Well, I eat rice every day, along with most of the world, so here's a few ways to do something just a little more interesting with it...
All three recipes require a heavy based saucepan with a tight fitting lid (a cast iron one is perfect), a gentle heat, basmati rice and ghee. Don't try and make smaller batches of the Chilau or the crunchy to soft ratio will be skew-if. These recipes are large, think eight people depending on what else you are serving it with.
Warm 3 tablespoons of ghee on a medium heat. Add 50 grams of broken up bean thread noodles and fry gently for a few minutes, stirring all the while. Add 2 cups of rice and a generous pinch of salt and stir til coated in ghee. Add three and a half cups of water and cook, covered for 15-29 minutes. Lift the lid and stir it every so often and add more water if needed. When it's cooked add a generous dollop of butter and rest for another few minutes.
Jeera Chowel (Indian)
Fry 2 teaspoons of cumin seeds in 2 tablespoons of ghee til they are fragrant. Add two cups of rice and stir till coated. Add three cups of water and bring to boil, then turn down the heat and simmer, stirring every now and then, till 'tunnels' appear. That is when you can see the paths made by the air bubbles as they push up through the rice. Now turn off the heat and put on the lid. Don't peek, it will be ready in another five minutes.

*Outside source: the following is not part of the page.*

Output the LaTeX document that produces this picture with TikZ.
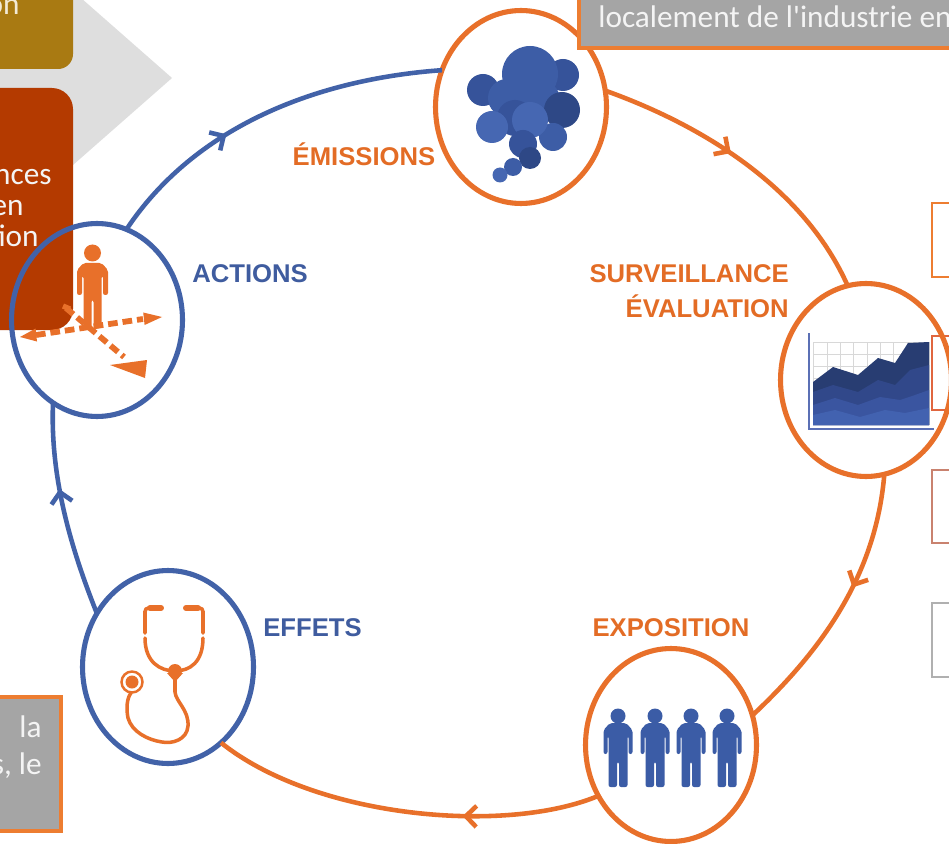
\documentclass[tikz,border=0pt]{standalone}
\usepackage{fontspec}
\setmainfont{Liberation Sans}
\newfontfamily\labf{Liberation Sans}
\newfontfamily\calf{Carlito}
\usetikzlibrary{shapes.geometric,arrows.meta,decorations.markings}
\definecolor{orng}{HTML}{E8702A}
\definecolor{blu}{HTML}{4262A8}
\definecolor{lblue}{HTML}{3F5C9F}
\definecolor{lorng}{HTML}{E36C25}
\definecolor{gold}{HTML}{A97A12}
\definecolor{rust}{HTML}{B43A00}
\definecolor{chev}{HTML}{DEDEDE}
\definecolor{boxgrey}{HTML}{A5A5A5}
\definecolor{boxline}{HTML}{ED7D31}
\definecolor{boxtext}{HTML}{F4F4F4}
\definecolor{cream}{HTML}{F3EAD6}
\definecolor{cla}{HTML}{3D5DA6}
\definecolor{clb}{HTML}{2E4886}
\definecolor{clc}{HTML}{4667B2}
\definecolor{cld}{HTML}{36539A}
\definecolor{cha}{HTML}{283D72}
\definecolor{chb}{HTML}{31488A}
\definecolor{chc}{HTML}{3A55A0}
\definecolor{chd}{HTML}{4262B0}
\definecolor{axisc}{HTML}{5B70B5}
\definecolor{gridc}{HTML}{D8D8D8}
\definecolor{pblue}{HTML}{3B5CA6}
\definecolor{rba}{HTML}{ED7D31}
\definecolor{rbb}{HTML}{E0663F}
\definecolor{rbc}{HTML}{C9826F}
\definecolor{rbd}{HTML}{B0B0B0}
\begin{document}
\begin{tikzpicture}[x=0.02cm,y=-0.02cm,
  cyc/.style={ellipse, minimum width=3.42cm, minimum height=3.86cm, inner sep=0pt, outer sep=0pt, line width=2.9pt},
  lbl/.style={font=\labf\bfseries\fontsize{14.6}{17}\selectfont, inner sep=0pt},
  conn/.style={line width=2.6pt},
  midarrow/.style={postaction={decorate}, decoration={markings, mark=at position #1 with {\arrow{Straight Barb[length=6pt,width=12pt]}}}},
  boxtxt/.style={font=\calf\fontsize{17.8}{21}\selectfont, text=boxtext, inner sep=0pt},
  dashline/.style={orng, line width=3.3pt, dash pattern=on 5.5pt off 2.8pt},
]
\useasboundingbox (0,0) rectangle (949,844);
\clip (0,0) rectangle (949,844);
\fill[white] (0,0) rectangle (949,844);

% grey chevron
\fill[chev] (-5,-9) -- (73,-9) -- (172,78) -- (73,165) -- (-5,165) -- cycle;
% gold box
\fill[gold, rounded corners=8.5pt] (-40,-40) rectangle (73,69);
\node[boxtxt, text=cream, anchor=base east] (tgold) at (20,15) {on};
% rust box
\fill[rust, rounded corners=12pt] (-40,88) rectangle (73,330);
\node[boxtxt, anchor=base east] (trA) at (52,185) {nces};
\node[boxtxt, anchor=base east] (trB) at (24,216) {en};
\node[boxtxt, anchor=base east] (trC) at (39,247) {tion};

% bottom-left grey box
\filldraw[fill=boxgrey, draw=boxline, line width=2.4pt] (-10,697) rectangle (61,831);
\node[boxtxt, anchor=base east] (tbA) at (42,737) {la};
\node[boxtxt, anchor=base east] (tbB) at (42,774) {s, le};

% right empty boxes
\draw[rba, line width=0.8pt] (932,203) rectangle (965,277);
\draw[rbb, line width=0.8pt] (932,336) rectangle (965,410);
\draw[rbc, line width=0.8pt] (932,470) rectangle (965,543);
\draw[rbd, line width=0.8pt] (932,603) rectangle (965,677);

% cycle nodes
\node[cyc, draw=blu] (act) at (97,320) {};
\node[cyc, draw=orng] (emi) at (521,107) {};
\node[cyc, draw=orng] (sur) at (866,380) {};
\node[cyc, draw=orng] (exp) at (671,745) {};
\node[cyc, draw=blu] (eff) at (168,667) {};

% connectors
\draw[conn, blu, midarrow=0.38] (act.72) .. controls (196,125) and (319,79) .. (emi.155);
\draw[conn, orng, midarrow=0.44] (emi.11) .. controls (707,127) and (805,190) .. (sur.101);
\draw[conn, orng, midarrow=0.42] (sur.-79) .. controls (876,575) and (822,650) .. (exp.20);
\draw[conn, orng, midarrow=0.35] (exp.215) .. controls (505,835) and (315,818) .. (eff.305);
\draw[conn, blu, midarrow=0.6] (eff.143) .. controls (70,546) and (50,476) .. (act.242);

% emissions cloud
\fill[cld] (483,90) circle[radius=16];
\fill[cld] (563,75) circle[radius=16];
\fill[cla] (530,74) circle[radius=28];
\fill[cla] (507,98) circle[radius=19];
\fill[cla] (540,100) circle[radius=20];
\fill[clb] (562,110) circle[radius=18];
\fill[cld] (515,118) circle[radius=18];
\fill[clc] (492,127) circle[radius=16];
\fill[cla] (553,137) circle[radius=14];
\fill[clc] (530,120) circle[radius=18];
\fill[cld] (523,144) circle[radius=14];
\fill[clb] (530,158) circle[radius=11];
\fill[cla] (513,167) circle[radius=9];
\fill[clc] (500,175) circle[radius=7.5];

% surveillance chart
\foreach \gx in {813,827,840,853,867,880,893,907,920,929} \draw[gridc, line width=0.4pt] (\gx,342) -- (\gx,425);
\foreach \gy in {342,354,366,378} \draw[gridc, line width=0.4pt] (813,\gy) -- (929,\gy);
\fill[cha] (813,382) -- (833,367) -- (858,375) -- (878,358) -- (895,363) -- (908,343) -- (929,342) -- (929,425) -- (813,425) -- cycle;
\fill[chb] (813,392) -- (833,385) -- (858,392) -- (878,380) -- (895,385) -- (910,370) -- (929,365) -- (929,425) -- (813,425) -- cycle;
\fill[chc] (813,405) -- (835,398) -- (858,405) -- (880,397) -- (900,400) -- (915,395) -- (929,390) -- (929,425) -- (813,425) -- cycle;
\fill[chd] (813,415) -- (835,410) -- (860,417) -- (885,410) -- (905,413) -- (929,408) -- (929,425) -- (813,425) -- cycle;
\draw[axisc, line width=1.3pt] (809,333) -- (809,429) -- (934,429);

% exposition people
\foreach \c in {618,655,691,727} {
  \fill[pblue] (\c,716) circle[radius=7.5];
  \fill[pblue, rounded corners=1.2pt] ({\c-14.5},754) -- ({\c-14.5},730) -- ({\c-8},723) -- ({\c+8},723) -- ({\c+14.5},730) -- ({\c+14.5},754) -- ({\c+10.5},754) -- ({\c+10.5},736) -- ({\c+9.5},736) -- ({\c+9.5},787) -- ({\c+1},787) -- ({\c+1},762) -- ({\c-1},762) -- ({\c-1},787) -- ({\c-9.5},787) -- ({\c-9.5},736) -- ({\c-10.5},736) -- ({\c-10.5},754) -- cycle;
}

% stethoscope
\begin{scope}[orng, line width=2pt, line cap=round]
\draw[rounded corners=2pt] (161,608) -- (145,608) -- (145,633);
\draw[rounded corners=2pt] (186,608) -- (203,608) -- (203,633);
\draw[line width=3.4pt] (150,608) -- (161,608);
\draw[line width=3.4pt] (186,608) -- (198,608);
\draw (145,638) .. controls (145,662) and (160,671) .. (175,671);
\draw (203,638) .. controls (203,662) and (190,671) .. (175,671);
\fill (175,671) circle[radius=7];
\fill (167,673) -- (183,673) -- (175,682) -- cycle;
\draw (175,678) -- (175,692) .. controls (176,702) and (189,710) .. (188,726) .. controls (187,740) and (172,744) .. (162,742) .. controls (148,740) and (132,732) .. (128,718) .. controls (126,708) and (127,698) .. (131,693);
\draw[line width=1.4pt] (132,682) circle[radius=10.5];
\fill (132,682) circle[radius=6.5];
\end{scope}

% actions icon
\draw[dashline] (36,335) -- (143,319);
\draw[dashline] (66,308) -- (124,357);
\draw[orng, line width=3pt] (63,306) -- (70,309);
\fill[orng] (20,337) -- (37,341.5) -- (35.6,328.5) -- cycle;
\fill[orng] (162,317) -- (144.6,325) -- (143.2,312.5) -- cycle;
\fill[orng] (110,365) -- (147,360) -- (145,378) -- cycle;
\fill[orng] (92.5,253) circle[radius=8.5];
\fill[orng, rounded corners=1.2pt] (77,295) -- (77,270) -- (83.5,263) -- (101.5,263) -- (108,270) -- (108,295) -- (103,295) -- (103,276) -- (101.5,276) -- (101.5,328) -- (93.5,328) -- (93.5,300) -- (91.5,300) -- (91.5,328) -- (83.5,328) -- (83.5,276) -- (82,276) -- (82,295) -- cycle;

% labels
\node[lbl, text=lorng, anchor=base] (lemi) at (364,166) {ÉMISSIONS};
\node[lbl, text=lorng, anchor=base east] (lsur) at (789,282) {SURVEILLANCE};
\node[lbl, text=lorng, anchor=base east] (leva) at (789,317) {ÉVALUATION};
\node[lbl, text=lorng, anchor=base] (lexp) at (671,636) {EXPOSITION};
\node[lbl, text=lblue, anchor=base west] (leff) at (263,636) {EFFETS};
\node[lbl, text=lblue, anchor=base west] (lact) at (192,282) {ACTIONS};

% top grey box
\filldraw[fill=boxgrey, draw=boxline, line width=2.4pt] (579,-10) rectangle (965,48);
\node[boxtxt, anchor=base west] (ttop) at (598,28) {localement de l'industrie en};
\end{tikzpicture}
\end{document}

Now, there's a few stages to this one. Wash and rinse the rice three or four hours then cover it with lukewarm water and soak it for at least an hour, and maybe even over night. Rinse and drain again. Then bring a big pot of salty water to the boil. Add the rice when it is boiling and stir it well for 7 minutes. The rice will still be a bit firm. Drain and rinse again.
Heat 4 Tablespoons of ghee and add the rice. Stir till coated and cover with a dry tea towel, tuck the edges in well. Put on the lid and cook on a very low heat for another 20-30 minutes. You should get a lovely crispy golden brown crust on the bottom.